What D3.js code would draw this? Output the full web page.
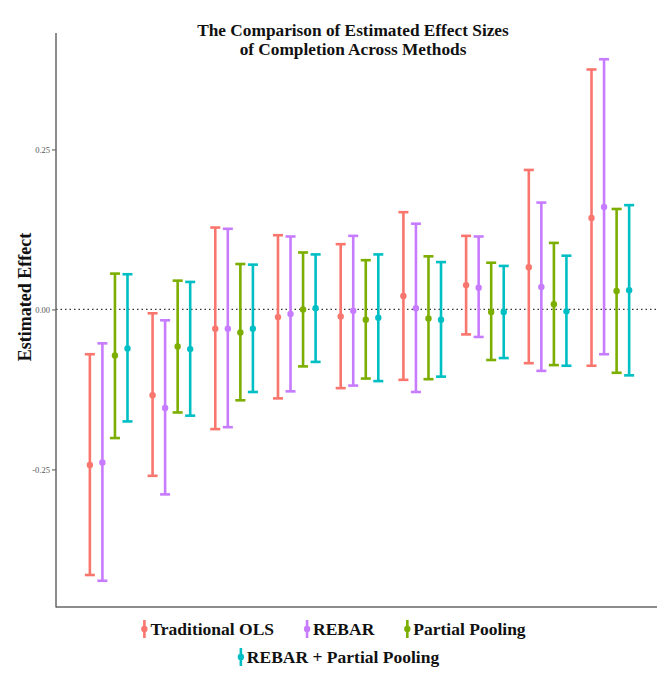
<!DOCTYPE html>
<html>
<head>
<meta charset="utf-8">
<script src="https://cdn.jsdelivr.net/npm/d3@7/dist/d3.min.js"></script>
<style>
  html, body { margin: 0; padding: 0; background: #fff; }
  svg { display: block; }
</style>
</head>
<body>
<script>
// ---- Data ----
const groups = [1, 2, 3, 4, 5, 6, 7, 8, 9];
const methods = ["Traditional OLS", "REBAR", "Partial Pooling", "REBAR + Partial Pooling"];
const colors = ["#F8766D", "#C77CFF", "#7CAE00", "#00BFC4"];

const olsEst = [-0.243, -0.134, -0.030, -0.012, -0.011, 0.021, 0.038, 0.066, 0.143];
const olsLo  = [-0.415, -0.260, -0.187, -0.139, -0.123, -0.110, -0.039, -0.084, -0.088];
const olsHi  = [-0.070, -0.006, 0.128, 0.116, 0.102, 0.152, 0.115, 0.218, 0.375];

const rebarEst = [-0.239, -0.154, -0.030, -0.007, -0.002, 0.002, 0.034, 0.035, 0.160];
const rebarLo  = [-0.424, -0.289, -0.184, -0.128, -0.119, -0.129, -0.043, -0.096, -0.070];
const rebarHi  = [-0.053, -0.017, 0.126, 0.114, 0.115, 0.134, 0.114, 0.167, 0.391];

const ppEst = [-0.072, -0.058, -0.036, 0.000, -0.016, -0.014, -0.004, 0.008, 0.029];
const ppLo  = [-0.201, -0.161, -0.142, -0.089, -0.108, -0.109, -0.079, -0.087, -0.099];
const ppHi  = [0.056, 0.045, 0.071, 0.089, 0.077, 0.083, 0.073, 0.104, 0.157];

const rppEst = [-0.061, -0.062, -0.030, 0.002, -0.013, -0.016, -0.004, -0.003, 0.030];
const rppLo  = [-0.175, -0.166, -0.129, -0.082, -0.112, -0.105, -0.076, -0.088, -0.103];
const rppHi  = [0.055, 0.043, 0.070, 0.086, 0.086, 0.074, 0.068, 0.084, 0.163];

const yTicks = [-0.25, 0, 0.25];
const yTickLabels = ["-0.25", "0.00", "0.25"];

const titleLines = ["The Comparison of Estimated Effect Sizes", "of Completion Across Methods"];
const yTitle = "Estimated Effect";

// ---- Build table ----
const series = [
  { est: olsEst, lo: olsLo, hi: olsHi },
  { est: rebarEst, lo: rebarLo, hi: rebarHi },
  { est: ppEst, lo: ppLo, hi: ppHi },
  { est: rppEst, lo: rppLo, hi: rppHi }
];
const rows = [];
series.forEach((s, m) => {
  groups.forEach((g, i) => {
    rows.push({ group: g, m, est: s.est[i], lo: s.lo[i], hi: s.hi[i] });
  });
});

// ---- Layout ----
const W = 657, H = 673;
const padL = 56, padT = 33, padB = 607;
const font = "'Liberation Serif', 'Times New Roman', serif";

const svg = d3.select("body").append("svg").attr("width", W).attr("height", H);

const x = d3.scaleLinear().domain([0.16, 9.84]).range([padL, 663]);
const y = d3.scaleLinear().domain([-0.465, 0.432]).range([padB, padT]);
const dodge = d3.scaleLinear().domain([0, 3]).range([-0.3, 0.3]);
const color = d3.scaleOrdinal().domain(d3.range(4)).range(colors);
const capHalf = 0.08;

// zero reference line
svg.append("line")
  .attr("x1", padL).attr("x2", W)
  .attr("y1", y(0)).attr("y2", y(0))
  .attr("stroke", "#333").attr("stroke-width", 1.2)
  .attr("stroke-dasharray", "1.5,3");

// error bars
const eb = svg.append("g").selectAll("g").data(rows).join("g")
  .attr("stroke", d => color(d.m))
  .attr("fill", d => color(d.m));
eb.append("line")
  .attr("x1", d => x(d.group + dodge(d.m))).attr("x2", d => x(d.group + dodge(d.m)))
  .attr("y1", d => y(d.lo)).attr("y2", d => y(d.hi))
  .attr("stroke-width", 2.6);
eb.append("line")
  .attr("x1", d => x(d.group + dodge(d.m) - capHalf)).attr("x2", d => x(d.group + dodge(d.m) + capHalf))
  .attr("y1", d => y(d.hi)).attr("y2", d => y(d.hi))
  .attr("stroke-width", 2.6);
eb.append("line")
  .attr("x1", d => x(d.group + dodge(d.m) - capHalf)).attr("x2", d => x(d.group + dodge(d.m) + capHalf))
  .attr("y1", d => y(d.lo)).attr("y2", d => y(d.lo))
  .attr("stroke-width", 2.6);
eb.append("circle")
  .attr("cx", d => x(d.group + dodge(d.m)))
  .attr("cy", d => y(d.est))
  .attr("r", 3.2).attr("stroke", "none");

// y axis
const yAxis = d3.axisLeft(y).tickValues(yTicks)
  .tickFormat((d, i) => yTickLabels[i]).tickSize(4).tickPadding(2);
const yg = svg.append("g").attr("transform", `translate(${padL},0)`).call(yAxis);
yg.select(".domain").remove();
yg.selectAll(".tick line").attr("stroke", "#555").attr("stroke-width", 1);
yg.selectAll(".tick text").attr("fill", "#555").attr("font-family", font).attr("font-size", 8.5);

// axis lines
svg.append("line").attr("x1", padL).attr("x2", padL).attr("y1", padT).attr("y2", padB + 0.5)
  .attr("stroke", "#666").attr("stroke-width", 1.5);
svg.append("line").attr("x1", padL).attr("x2", W).attr("y1", padB).attr("y2", padB)
  .attr("stroke", "#666").attr("stroke-width", 1.5);

// title
svg.append("text")
  .attr("x", 353).attr("y", 36)
  .attr("text-anchor", "middle")
  .attr("font-family", font).attr("font-weight", "bold").attr("font-size", 17.3)
  .attr("fill", "#111")
  .selectAll("tspan").data(titleLines).join("tspan")
  .attr("x", 353).attr("dy", (d, i) => i === 0 ? 0 : 18.5)
  .text(d => d);

// y title
svg.append("text")
  .attr("transform", `translate(31,${(y.range()[0] + y.range()[1]) / 2 - 23}) rotate(-90)`)
  .attr("text-anchor", "middle")
  .attr("font-family", font).attr("font-weight", "bold").attr("font-size", 18)
  .attr("fill", "#111")
  .text(yTitle);

// legend
const legendRows = [[0, 1, 2], [3]];
const legendY = [629, 657];
const legendCenter = [335, 340];
const gap = 33;
const lg = svg.append("g");
legendRows.forEach((rowIdx, r) => {
  const items = rowIdx.map(m => {
    const g = lg.append("g");
    g.append("line").attr("x1", 0).attr("x2", 0).attr("y1", -9).attr("y2", 9)
      .attr("stroke", color(m)).attr("stroke-width", 2.6);
    g.append("circle").attr("cx", 0).attr("cy", 0).attr("r", 3.2).attr("fill", color(m));
    const t = g.append("text").attr("x", 6).attr("y", 5.8)
      .attr("font-family", font).attr("font-weight", "bold").attr("font-size", 17.5)
      .attr("fill", "#111").text(methods[m]);
    const w = t.node().getComputedTextLength();
    return { g, w: 6 + w };
  });
  const total = d3.sum(items, d => d.w) + gap * (items.length - 1);
  let cx = legendCenter[r] - total / 2;
  items.forEach(it => {
    it.g.attr("transform", `translate(${cx},${legendY[r]})`);
    cx += it.w + gap;
  });
});
</script>
</body>
</html>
***
#### REQUIREMENTS
Transcribe the listing in full. Omit the pictures and keep every line exact.

#### TASK OUTPUT
What D3.js code would draw this? Output the full web page.
<!DOCTYPE html>
<html>
<head>
<meta charset="utf-8">
<script src="https://cdn.jsdelivr.net/npm/d3@7/dist/d3.min.js"></script>
<style>
  html, body { margin: 0; padding: 0; background: #fff; }
  svg { display: block; }
</style>
</head>
<body>
<script>
// ---- Data ----
const groups = [1, 2, 3, 4, 5, 6, 7, 8, 9];
const methods = ["Traditional OLS", "REBAR", "Partial Pooling", "REBAR + Partial Pooling"];
const colors = ["#F8766D", "#C77CFF", "#7CAE00", "#00BFC4"];

const olsEst = [-0.243, -0.134, -0.030, -0.012, -0.011, 0.021, 0.038, 0.066, 0.143];
const olsLo  = [-0.415, -0.260, -0.187, -0.139, -0.123, -0.110, -0.039, -0.084, -0.088];
const olsHi  = [-0.070, -0.006, 0.128, 0.116, 0.102, 0.152, 0.115, 0.218, 0.375];

const rebarEst = [-0.239, -0.154, -0.030, -0.007, -0.002, 0.002, 0.034, 0.035, 0.160];
const rebarLo  = [-0.424, -0.289, -0.184, -0.128, -0.119, -0.129, -0.043, -0.096, -0.070];
const rebarHi  = [-0.053, -0.017, 0.126, 0.114, 0.115, 0.134, 0.114, 0.167, 0.391];

const ppEst = [-0.072, -0.058, -0.036, 0.000, -0.016, -0.014, -0.004, 0.008, 0.029];
const ppLo  = [-0.201, -0.161, -0.142, -0.089, -0.108, -0.109, -0.079, -0.087, -0.099];
const ppHi  = [0.056, 0.045, 0.071, 0.089, 0.077, 0.083, 0.073, 0.104, 0.157];

const rppEst = [-0.061, -0.062, -0.030, 0.002, -0.013, -0.016, -0.004, -0.003, 0.030];
const rppLo  = [-0.175, -0.166, -0.129, -0.082, -0.112, -0.105, -0.076, -0.088, -0.103];
const rppHi  = [0.055, 0.043, 0.070, 0.086, 0.086, 0.074, 0.068, 0.084, 0.163];

const yTicks = [-0.25, 0, 0.25];
const yTickLabels = ["-0.25", "0.00", "0.25"];

const titleLines = ["The Comparison of Estimated Effect Sizes", "of Completion Across Methods"];
const yTitle = "Estimated Effect";

// ---- Build table ----
const series = [
  { est: olsEst, lo: olsLo, hi: olsHi },
  { est: rebarEst, lo: rebarLo, hi: rebarHi },
  { est: ppEst, lo: ppLo, hi: ppHi },
  { est: rppEst, lo: rppLo, hi: rppHi }
];
const rows = [];
series.forEach((s, m) => {
  groups.forEach((g, i) => {
    rows.push({ group: g, m, est: s.est[i], lo: s.lo[i], hi: s.hi[i] });
  });
});

// ---- Layout ----
const W = 657, H = 673;
const padL = 56, padT = 33, padB = 607;
const font = "'Liberation Serif', 'Times New Roman', serif";

const svg = d3.select("body").append("svg").attr("width", W).attr("height", H);

const x = d3.scaleLinear().domain([0.16, 9.84]).range([padL, 663]);
const y = d3.scaleLinear().domain([-0.465, 0.432]).range([padB, padT]);
const dodge = d3.scaleLinear().domain([0, 3]).range([-0.3, 0.3]);
const color = d3.scaleOrdinal().domain(d3.range(4)).range(colors);
const capHalf = 0.08;

// zero reference line
svg.append("line")
  .attr("x1", padL).attr("x2", W)
  .attr("y1", y(0)).attr("y2", y(0))
  .attr("stroke", "#333").attr("stroke-width", 1.2)
  .attr("stroke-dasharray", "1.5,3");

// error bars
const eb = svg.append("g").selectAll("g").data(rows).join("g")
  .attr("stroke", d => color(d.m))
  .attr("fill", d => color(d.m));
eb.append("line")
  .attr("x1", d => x(d.group + dodge(d.m))).attr("x2", d => x(d.group + dodge(d.m)))
  .attr("y1", d => y(d.lo)).attr("y2", d => y(d.hi))
  .attr("stroke-width", 2.6);
eb.append("line")
  .attr("x1", d => x(d.group + dodge(d.m) - capHalf)).attr("x2", d => x(d.group + dodge(d.m) + capHalf))
  .attr("y1", d => y(d.hi)).attr("y2", d => y(d.hi))
  .attr("stroke-width", 2.6);
eb.append("line")
  .attr("x1", d => x(d.group + dodge(d.m) - capHalf)).attr("x2", d => x(d.group + dodge(d.m) + capHalf))
  .attr("y1", d => y(d.lo)).attr("y2", d => y(d.lo))
  .attr("stroke-width", 2.6);
eb.append("circle")
  .attr("cx", d => x(d.group + dodge(d.m)))
  .attr("cy", d => y(d.est))
  .attr("r", 3.2).attr("stroke", "none");

// y axis
const yAxis = d3.axisLeft(y).tickValues(yTicks)
  .tickFormat((d, i) => yTickLabels[i]).tickSize(4).tickPadding(2);
const yg = svg.append("g").attr("transform", `translate(${padL},0)`).call(yAxis);
yg.select(".domain").remove();
yg.selectAll(".tick line").attr("stroke", "#555").attr("stroke-width", 1);
yg.selectAll(".tick text").attr("fill", "#555").attr("font-family", font).attr("font-size", 8.5);

// axis lines
svg.append("line").attr("x1", padL).attr("x2", padL).attr("y1", padT).attr("y2", padB + 0.5)
  .attr("stroke", "#666").attr("stroke-width", 1.5);
svg.append("line").attr("x1", padL).attr("x2", W).attr("y1", padB).attr("y2", padB)
  .attr("stroke", "#666").attr("stroke-width", 1.5);

// title
svg.append("text")
  .attr("x", 353).attr("y", 36)
  .attr("text-anchor", "middle")
  .attr("font-family", font).attr("font-weight", "bold").attr("font-size", 17.3)
  .attr("fill", "#111")
  .selectAll("tspan").data(titleLines).join("tspan")
  .attr("x", 353).attr("dy", (d, i) => i === 0 ? 0 : 18.5)
  .text(d => d);

// y title
svg.append("text")
  .attr("transform", `translate(31,${(y.range()[0] + y.range()[1]) / 2 - 23}) rotate(-90)`)
  .attr("text-anchor", "middle")
  .attr("font-family", font).attr("font-weight", "bold").attr("font-size", 18)
  .attr("fill", "#111")
  .text(yTitle);

// legend
const legendRows = [[0, 1, 2], [3]];
const legendY = [629, 657];
const legendCenter = [335, 340];
const gap = 33;
const lg = svg.append("g");
legendRows.forEach((rowIdx, r) => {
  const items = rowIdx.map(m => {
    const g = lg.append("g");
    g.append("line").attr("x1", 0).attr("x2", 0).attr("y1", -9).attr("y2", 9)
      .attr("stroke", color(m)).attr("stroke-width", 2.6);
    g.append("circle").attr("cx", 0).attr("cy", 0).attr("r", 3.2).attr("fill", color(m));
    const t = g.append("text").attr("x", 6).attr("y", 5.8)
      .attr("font-family", font).attr("font-weight", "bold").attr("font-size", 17.5)
      .attr("fill", "#111").text(methods[m]);
    const w = t.node().getComputedTextLength();
    return { g, w: 6 + w };
  });
  const total = d3.sum(items, d => d.w) + gap * (items.length - 1);
  let cx = legendCenter[r] - total / 2;
  items.forEach(it => {
    it.g.attr("transform", `translate(${cx},${legendY[r]})`);
    cx += it.w + gap;
  });
});
</script>
</body>
</html>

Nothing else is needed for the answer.